A recent decision of the Court of Appeals for the District of Columbia Circuit, Zivotofsky ex rel. Zivotofsky v. Secretary of State, is the first to hold, in the context of a conflict between an act of Congress and an executive decision, that the recognition of foreign states and governments is an exclusive executive power. A seemingly innocuous passport statute created a conflict between executive and congressional policies over a controversial, and as yet unresolved, political issue: the status of Jerusalem. The court relied on post-ratification history, which, it concluded, established that presidents consistently claimed, and Congress consistently acknowledged, that the recognition power was exclusively an executive prerogative. The passport statute was held to unconstitutionally infringe on the Executive’s recognition power.
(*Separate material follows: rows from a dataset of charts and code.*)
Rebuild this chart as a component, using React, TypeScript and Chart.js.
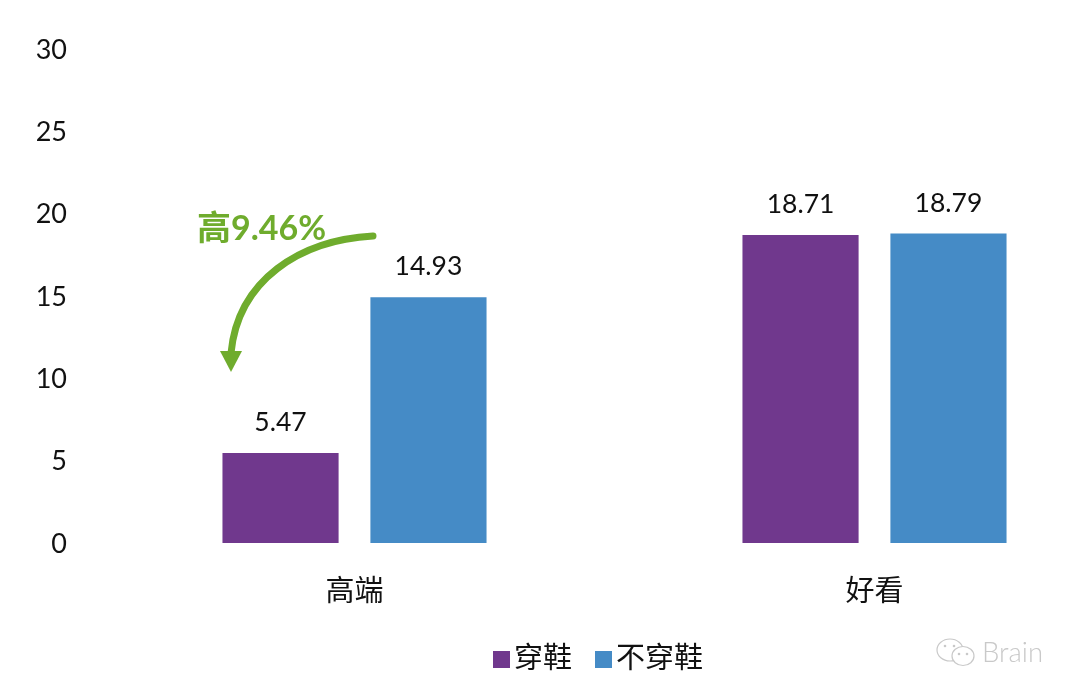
import React, { useEffect, useRef } from "react";
import { Chart, registerables } from "chart.js";

Chart.register(...registerables);

const categories = ["高端", "好看"];
const wearing = [5.47, 18.71];
const notWearing = [14.93, 18.79];
const seriesNames = ["穿鞋", "不穿鞋"];
const seriesColors = ["#70388d", "#458bc6"];
const yMax = 30;
const yStep = 5;
const calloutText = "高9.46%";
const watermark = "Brain";

const FONT = 'Lato, "Noto Sans CJK SC", sans-serif';
const GREEN = "#6fac2d";

const stretchScale = {
  id: "stretchScale",
  afterLayout(chart: any) {
    const x = chart.scales.x;
    x.left = 94.5;
    x.right = 1134.5;
    x.width = 1040;
    x.configure();
  },
};

const overlay = {
  id: "overlay",
  afterDatasetsDraw(chart: any) {
    const ctx = chart.ctx;
    ctx.save();
    // value labels
    ctx.fillStyle = "#111";
    ctx.font = `26.5px ${FONT}`;
    ctx.textAlign = "center";
    ctx.textBaseline = "middle";
    chart.data.datasets.forEach((ds: any, i: number) => {
      chart.getDatasetMeta(i).data.forEach((bar: any, j: number) => {
        ctx.fillText(ds.data[j].toFixed(2), bar.x, bar.y - 30.5);
      });
    });

    // callout arrow
    ctx.strokeStyle = GREEN;
    ctx.fillStyle = GREEN;
    ctx.lineWidth = 7;
    ctx.lineCap = "round";
    ctx.beginPath();
    ctx.moveTo(373, 236);
    ctx.bezierCurveTo(300, 240, 238, 280, 231, 353);
    ctx.stroke();
    ctx.beginPath();
    ctx.moveTo(220, 351);
    ctx.lineTo(242, 351);
    ctx.lineTo(231, 372);
    ctx.closePath();
    ctx.fill();
    ctx.font = `bold 34px ${FONT}`;
    ctx.textAlign = "left";
    ctx.fillText(calloutText, 197, 229);

    // legend
    ctx.textBaseline = "middle";
    ctx.font = `29px ${FONT}`;
    const lx = [493, 595];
    chart.data.datasets.forEach((ds: any, i: number) => {
      ctx.fillStyle = ds.backgroundColor;
      ctx.fillRect(lx[i], 651, 17, 17);
      ctx.fillStyle = "#111";
      ctx.fillText(ds.label, lx[i] + 21, 659);
    });

    // watermark
    ctx.strokeStyle = "#c9c9c9";
    ctx.lineWidth = 1.2;
    ctx.beginPath();
    ctx.ellipse(950, 650, 13, 11, 0, 0, Math.PI * 2);
    ctx.stroke();
    ctx.beginPath();
    ctx.fillStyle = "#fff";
    ctx.ellipse(963, 656, 11, 9.5, 0, 0, Math.PI * 2);
    ctx.fill();
    ctx.stroke();
    ctx.fillStyle = "#c9c9c9";
    [[945, 646], [954, 646], [959, 654], [967, 654]].forEach(([a, b]) => {
      ctx.beginPath();
      ctx.arc(a, b, 1.3, 0, Math.PI * 2);
      ctx.fill();
    });
    ctx.font = `300 27.5px ${FONT}`;
    ctx.fillText(watermark, 982, 653);
    ctx.restore();
  },
};

export default function App() {
  const ref = useRef<HTMLCanvasElement>(null);
  useEffect(() => {
    const chart = new Chart(ref.current as HTMLCanvasElement, {
      type: "bar",
      data: {
        labels: categories,
        datasets: [
          { label: seriesNames[0], data: wearing, backgroundColor: seriesColors[0], clip: false },
          { label: seriesNames[1], data: notWearing, backgroundColor: seriesColors[1], clip: false },
        ],
      } as any,
      options: {
        animation: false,
        responsive: false,
        layout: { padding: { top: 49, left: 0, right: 0, bottom: 0 } },
        categoryPercentage: 0.569,
        barPercentage: 0.785,
        plugins: { legend: { display: false }, tooltip: { enabled: false } },
        scales: {
          x: {
            grid: { display: false },
            border: { display: false },
            afterFit: (s: any) => { s.height = 154; },
            ticks: {
              autoSkip: false,
              maxRotation: 0,
              padding: 23,
              color: "#111",
              font: { family: FONT, size: 29 },
            },
          },
          y: {
            min: 0,
            max: yMax,
            grid: { display: false, drawTicks: false },
            border: { display: false },
            afterFit: (s: any) => { s.width = 94; },
            ticks: {
              stepSize: yStep,
              padding: 27,
              labelOffset: 1,
              color: "#111",
              font: { family: FONT, size: 27 },
            },
          },
        },
      } as any,
      plugins: [stretchScale, overlay],
    });
    return () => chart.destroy();
  }, []);
  return (
    <canvas
      ref={ref}
      width={1080}
      height={697}
      style={{ position: "fixed", left: 0, top: 0, width: 1080, height: 697, background: "#fff" }}
    />
  );
}
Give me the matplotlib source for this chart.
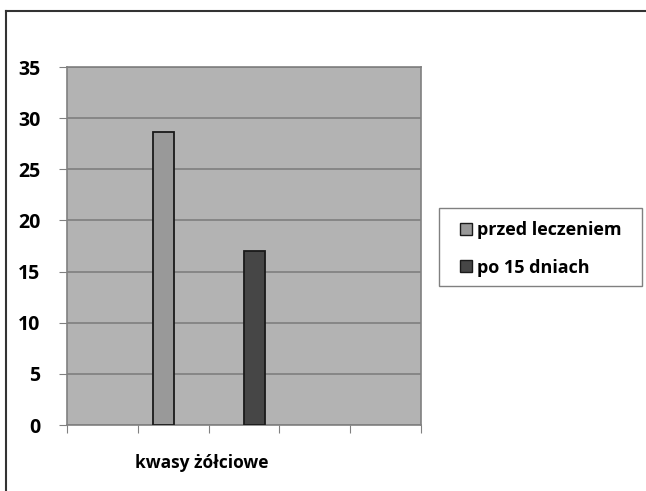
import numpy as np
import matplotlib
matplotlib.use('Agg')
import matplotlib.pyplot as plt
from matplotlib.lines import Line2D
from matplotlib.patches import Patch, Rectangle

# === Data ===
category = "kwasy żółciowe"
series_names = ["przed leczeniem", "po 15 dniach"]
series_values = [28.6, 17.0]
series_colors = ["#999999", "#464646"]
y_ticks = [0, 5, 10, 15, 20, 25, 30, 35]

plt.rcParams['font.family'] = ['Open Sans', 'DejaVu Sans']
plt.rcParams['font.weight'] = 'bold'

fig = plt.figure(figsize=(6.46, 4.91), dpi=100)
ax = fig.add_axes([0.1037, 0.1344, 0.548, 0.7291])
ax.set_facecolor("#b3b3b3")

# bar positions inside the 0..5 axis span
bar_x = [1.363, 2.648]
ax.bar(bar_x, series_values, width=0.297, color=series_colors,
       edgecolor="#1a1a1a", linewidth=1.3, zorder=3)

ax.set_ylim(0, 35)
ax.set_xlim(0, 5)
ax.set_yticks(y_ticks)
ax.set_xticks(np.arange(0, 6))
ax.set_xticklabels([])
ax.yaxis.grid(True, color="#7f7f7f", linewidth=1.2, zorder=0)
ax.set_axisbelow(True)

for s in ax.spines.values():
    s.set_color("#808080")
    s.set_linewidth(1.2)
ax.tick_params(axis='y', length=6, color="#808080", labelsize=14, pad=13)
ax.tick_params(axis='x', length=6, color="#808080")

fig.text(0.312, 0.058, category, ha='center', va='center', fontsize=12.5, fontweight='bold')

# legend box drawn separately so padding matches
fig.add_artist(Rectangle((0.6796, 0.4175), 0.3142, 0.1589, transform=fig.transFigure,
                         facecolor='white', edgecolor="#808080", linewidth=1.0))
handles = [Patch(facecolor=c, edgecolor="#1a1a1a", label=n) for n, c in zip(series_names, series_colors)]
leg = fig.legend(handles=handles, loc='upper left', bbox_to_anchor=(0.712, 0.550),
                 frameon=False, handlelength=0.65,
                 handleheight=0.65, handletextpad=0.3, labelspacing=1.1,
                 borderpad=0.0, borderaxespad=0.0,
                 prop={'weight': 'bold', 'size': 13})

# outer frame (left and top edge visible)
fig.add_artist(Line2D([0.0093, 0.0093], [0, 0.9776], color="#333333", linewidth=1.5, transform=fig.transFigure))
fig.add_artist(Line2D([0.0093, 1.0], [0.9776, 0.9776], color="#333333", linewidth=1.5, transform=fig.transFigure))

fig.savefig("out.png", dpi=100)
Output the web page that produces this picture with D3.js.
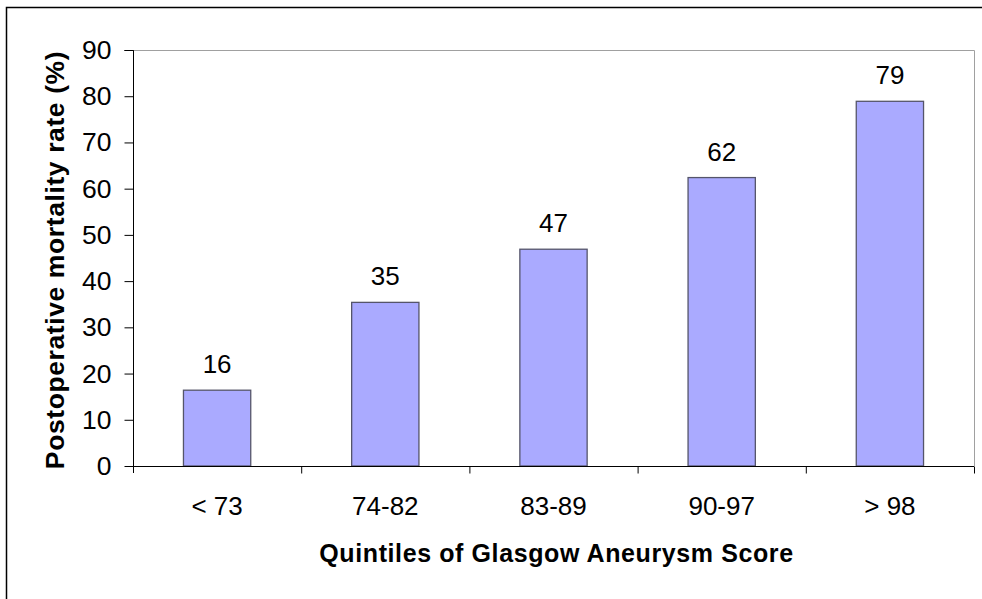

This Article provides the first in-depth analysis in nearly a century of the historical relationship of the executive and legislative branches to the recognition power. The Article examines in detail the post-ratification recognition events discussed by the Court of Appeals, beginning with the decisions of the Washington administration during the Neutrality Crisis in 1792–93. The Article also examines events not addressed by the Court of Appeals, most significantly early congressional acts of recognition and the 1979 Taiwan Relations Act.
The Article concludes that post-ratification history establishes an authority in the President to recognize foreign states and governments but provides little support for any claim of an exclusive recognition power. However, post-ratification history is not by itself dispositive, and the legal importance of the history is examined through the lens of certain fundamental questions, including the significance of presidential and congressional inactions, acquiescence, and acknowledgement. The Article analyzes these questions through constitutional doctrine and normative values, ultimately concluding that the constitutional text, original understanding, structure, and post-ratification evidence do not support an exclusive recognition power in the Executive. The President’s recognition power is subject to the legislative control of Congress.